Monitor raspberry pi's temperature and cool when needed. The project uses a small fan for the raspberry pi mounted on an acrylic case.
The raspberry pi's output pins can't be used to drive a small fan directly. We can use an NPN mosfet to create a simple switch or driver for the fan. I got some inspiration from this page. The gate of the mosfet is connected through a 2.2k resistor to pin 1 (or GPIO18) of the RPi.
The pin numbering can be a bit confusing on the RPi, but this page can provide some clarity: WiringPi pin numbering.
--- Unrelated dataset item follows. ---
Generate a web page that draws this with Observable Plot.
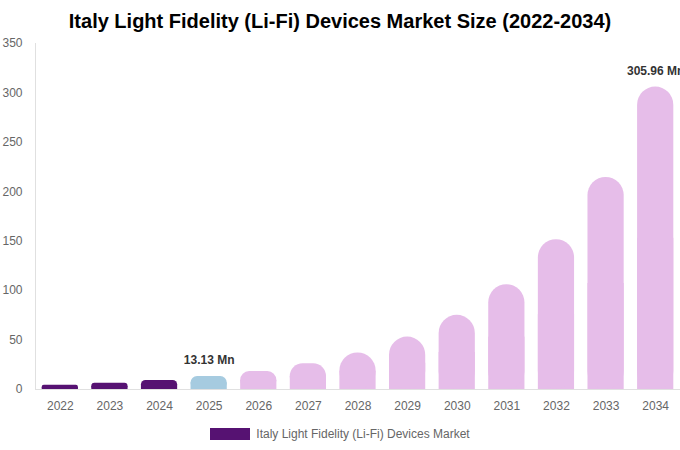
<!DOCTYPE html>
<html>
<head>
<meta charset="utf-8">
<script src="https://cdn.jsdelivr.net/npm/d3@7"></script>
<script src="https://cdn.jsdelivr.net/npm/@observablehq/plot@0.6"></script>
<style>
  html, body { margin: 0; padding: 0; background: #fff; width: 680px; overflow: hidden; }
  body { font-family: "Liberation Sans", Arial, sans-serif; }
  #title { height: 36px; box-sizing: border-box; padding-top: 9px; text-align: center; font-weight: bold; font-size: 20px; line-height: 24px; color: #000; white-space: nowrap; }
  #chart svg { display: block; overflow: hidden; }
  #legend { display: flex; justify-content: center; align-items: center; height: 20px; margin-top: 4px; font-size: 12px; color: #666; }
  #legend .sw { width: 40px; height: 12px; background: #561272; margin-right: 6px; }
</style>
</head>
<body>
<div id="title">Italy Light Fidelity (Li-Fi) Devices Market Size (2022-2034)</div>
<div id="chart"></div>
<div id="legend"><span class="sw"></span><span>Italy Light Fidelity (Li-Fi) Devices Market</span></div>
<script>
const years = ["2022","2023","2024","2025","2026","2027","2028","2029","2030","2031","2032","2033","2034"];
const values = [4.2, 6.3, 9.1, 13.13, 18.2, 26.0, 37.0, 53.0, 75.0, 106.0, 151.5, 214.5, 305.96];
const phases = ["hist","hist","hist","base","fc","fc","fc","fc","fc","fc","fc","fc","fc"];
const labels = ["","","","13.13 Mn","","","","","","","","","305.96 Mn"];
const phaseColors = {hist: "#561272", base: "#a6cbe0", fc: "#e6bde9"};
const yTicks = [0, 50, 100, 150, 200, 250, 300, 350];

const data = years.map((y, i) => ({year: y, value: values[i], half: values[i] / 2, phase: phases[i], label: labels[i]}));

const plot = Plot.plot({
  width: 680,
  height: 384,
  marginTop: 7,
  marginBottom: 31,
  marginLeft: 35,
  marginRight: 0,
  style: {fontFamily: "'Liberation Sans', Arial, sans-serif", fontSize: "12px", color: "#666", background: "#fff"},
  x: {domain: years, paddingInner: 0.27, paddingOuter: 0.135, round: false, label: null, tickSize: 0, tickPadding: 12},
  y: {domain: [0, 350], ticks: yTicks, label: null, tickSize: 0, tickPadding: 13},
  marks: [
    Plot.barY(data, {x: "year", y: "half", fill: d => phaseColors[d.phase]}),
    Plot.barY(data, {x: "year", y: "value", fill: d => phaseColors[d.phase]}),
    Plot.ruleY([0], {stroke: "#e0e0e0"}),
    Plot.ruleX([years[0]], {stroke: "#e0e0e0", dx: -24.8}),
    Plot.text(data.filter(d => d.label), {x: "year", y: "value", text: "label", dy: -16, fill: "#333", fontWeight: "bold", fontSize: 12})
  ]
});

// round the top corners of the bars Plot drew in the second bar mark (radius limited by bar size)
const barGroups = d3.select(plot).selectAll('g[aria-label="bar"]').nodes();
d3.select(barGroups[1]).selectAll("rect").each(function() {
  const r = d3.select(this);
  const w = +r.attr("width"), h = +r.attr("height");
  const rad = Math.min(w / 2, h / 2);
  r.attr("rx", rad).attr("ry", rad);
});

document.getElementById("chart").appendChild(plot);
</script>
</body>
</html>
We're going to need the gpio
command line tool, so we'll need to install
WiringPI
With this in place you can now:
# set pin 1 mode to output
gpio mode 1 out
# turn pin 1 ON
gpio write 1 1
This should effectively turn on your fan.
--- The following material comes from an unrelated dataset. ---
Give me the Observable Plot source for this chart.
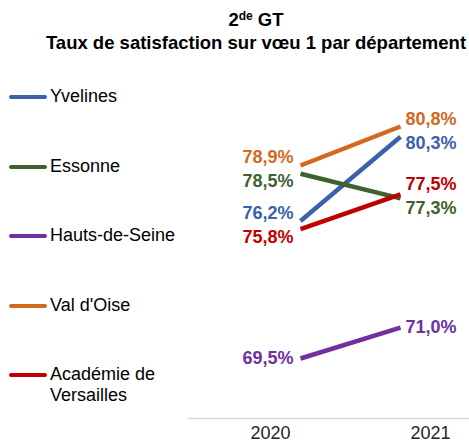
<!DOCTYPE html>
<html><head><meta charset="utf-8">
<script src="https://cdn.jsdelivr.net/npm/d3@7"></script>
<script src="https://cdn.jsdelivr.net/npm/@observablehq/plot@0.6"></script>
<style>
body{margin:0;background:#fff;font-family:"Liberation Sans",Arial,sans-serif;}
#wrap{position:relative;width:469px;height:446px;overflow:hidden;}
#chart{position:absolute;left:0;top:0;}
#title{position:absolute;left:0;width:512px;top:8px;text-align:center;font-weight:bold;font-size:18.5px;line-height:23px;color:#000;}
#title sup{font-size:12px;vertical-align:6px;line-height:0;}
.leg{position:absolute;left:9px;font-size:18px;line-height:21px;color:#000;}
.leg .sw{position:absolute;left:0;top:9px;width:38px;height:4px;border-radius:2px;}
.leg .tx{position:absolute;left:41px;top:0;white-space:nowrap;}
</style></head>
<body>
<div id="wrap">
  <div id="chart"></div>
  <div id="title"></div>
  <div id="legend"></div>
</div>
<script>
const titre1 = ["2", "de", " GT"];
const titre2 = "Taux de satisfaction sur vœu 1 par département";
const annees = [2020, 2021];
const departements = ["Yvelines", "Essonne", "Hauts-de-Seine", "Val d'Oise", "Académie de Versailles"];
const legendeLignes = [["Yvelines"], ["Essonne"], ["Hauts-de-Seine"], ["Val d'Oise"], ["Académie de", "Versailles"]];
const taux2020 = [76.2, 78.5, 69.5, 78.9, 75.8];
const taux2021 = [80.3, 77.3, 71.0, 80.8, 77.5];
const couleurs = ["#3A62AC", "#3F6130", "#7030A0", "#D2691E", "#C00000"];

// Title
document.getElementById("title").innerHTML =
  titre1[0] + "<sup>" + titre1[1] + "</sup>" + titre1[2] + "<br>" + titre2;

// Legend
const leg = document.getElementById("legend");
departements.forEach((d, i) => {
  const div = document.createElement("div");
  div.className = "leg";
  div.style.top = (86 + i * 69.5) + "px";
  div.innerHTML = `<div class="sw" style="background:${couleurs[i]}"></div><div class="tx">${legendeLignes[i].join("<br>")}</div>`;
  leg.appendChild(div);
});

// Data rows
const rows = [];
departements.forEach((d, i) => {
  rows.push({dep: d, annee: annees[0], taux: taux2020[i], couleur: couleurs[i]});
  rows.push({dep: d, annee: annees[1], taux: taux2021[i], couleur: couleurs[i]});
});

const yOpts = {domain: [69.5, 80.8], range: [358, 126]};
const yScale = Plot.scale({y: yOpts});

// Label de-overlap (computed dodge)
const labels = [];
for (const an of annees) {
  const rs = rows.filter(r => r.annee === an).map(r => ({...r, py: yScale.apply(r.taux)}));
  rs.sort((a, b) => a.py - b.py);
  const gap = 24;
  for (let it = 0; it < 50; it++) {
    for (let k = 1; k < rs.length; k++) {
      const ov = gap - (rs[k].py - rs[k - 1].py);
      if (ov > 0) { rs[k].py += ov / 2; rs[k - 1].py -= ov / 2; }
    }
  }
  rs.forEach(r => labels.push({...r, ly: yScale.invert(r.py)}));
}
const fmt = v => v.toFixed(1).replace(".", ",") + "%";

const plot = Plot.plot({
  width: 469,
  height: 446,
  marginLeft: 188,
  marginRight: 0,
  marginTop: 60,
  marginBottom: 28,
  x: {domain: annees, range: [300, 400], axis: null},
  y: {...yOpts, axis: null},
  style: {fontFamily: "'Liberation Sans', Arial, sans-serif", background: "transparent"},
  marks: [
    Plot.frame({anchor: "bottom", stroke: "#d9d9d9", strokeWidth: 1.5}),
    Plot.line(rows, {x: "annee", y: "taux", z: "dep", stroke: "couleur", strokeWidth: 4.5, strokeLinecap: "butt"}),
    Plot.text(labels.filter(d => d.annee === annees[0]), {x: "annee", y: "ly", text: d => fmt(d.taux), fill: "couleur", textAnchor: "end", dx: -7, fontSize: 18, fontWeight: "bold"}),
    Plot.text(labels.filter(d => d.annee === annees[1]), {x: "annee", y: "ly", text: d => fmt(d.taux), fill: "couleur", textAnchor: "start", dx: 5, fontSize: 18, fontWeight: "bold"}),
    Plot.text([annees[0]], {x: d => d, frameAnchor: "bottom", dy: 20, dx: -30, text: d => String(d), fontSize: 18, fill: "#262626"}),
    Plot.text([annees[1]], {x: d => d, frameAnchor: "bottom", dy: 20, dx: 30, text: d => String(d), fontSize: 18, fill: "#262626"})
  ]
});
document.getElementById("chart").appendChild(plot);
</script>
</body></html>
We can read the RPi's CPU temperature using:
/opt/vc/bin/vcgencmd measure_temp
The script at tempmon.sh ties things together. It reads the
temperature and when it's above $max
it starts cooling, when it's below
$min
it stops.
You can schedule the whole thing through cron to have it automated. Add a line similar to the one below to your crontab:
* * * * * /bin/bash -c "/home/pi/bin/tempmon.sh"
This monitors the temperature and manages the fan every minute.